I
Sator con
"The Dying Light", rilasciato in questa fine 2025 tramite la
Dusktone, tagliano il ragguardevole traguardo del quinto full-length in un arco temporale di circa dieci anni, se si considera da quando rilasciarono il primo e omologo debut (12 invece dalla data della loro formazione).
I tre ragazzi proseguono sul sentiero già tracciato: Sludgecore dai leggeri echi Post, sulla scia di
Eyehategod, primi
Amenra,
Neurosis e
Cult of Luna, dove i tipici riff pesanti si impastano ai limiti del noise con un insieme di sottofondi quasi d'ambiente di matrice industriale.

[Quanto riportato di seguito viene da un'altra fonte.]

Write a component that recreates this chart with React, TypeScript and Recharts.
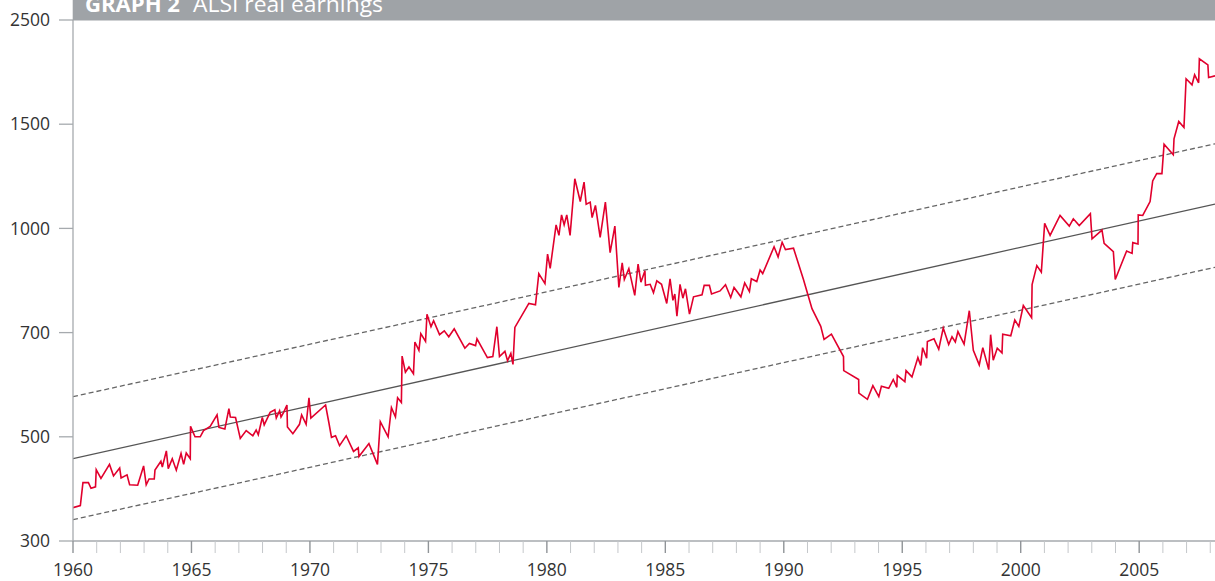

Il groove metallico, mastodontico, e le tonalità acide sono ciò che più di ogni altra cosa contraddistingue la musica dei
Sator; i quali si dimostrano molto abili nel tessere scenari disturbanti, densi di inquietudine e dai tratti psichedelici in cui, comunque sia, la possibilità del sopraggiungere della noia viene costantemente arrestata dall'ingresso di ripartenze veloci, caratterizzate da un piccolo guizzo ear catcher capace di rendere più fruibile una proposta che, di per sé, rischierebbe di non esserlo affatto.
"The Dying Light" è un platter in possesso di tutti i crismi che un prodotto del genere dovrebbe avere, tuttavia, mi piacerebbe vedere i liguri osare qualcosa in più, smarcandosi dallo spettro ingombrante dei maestri.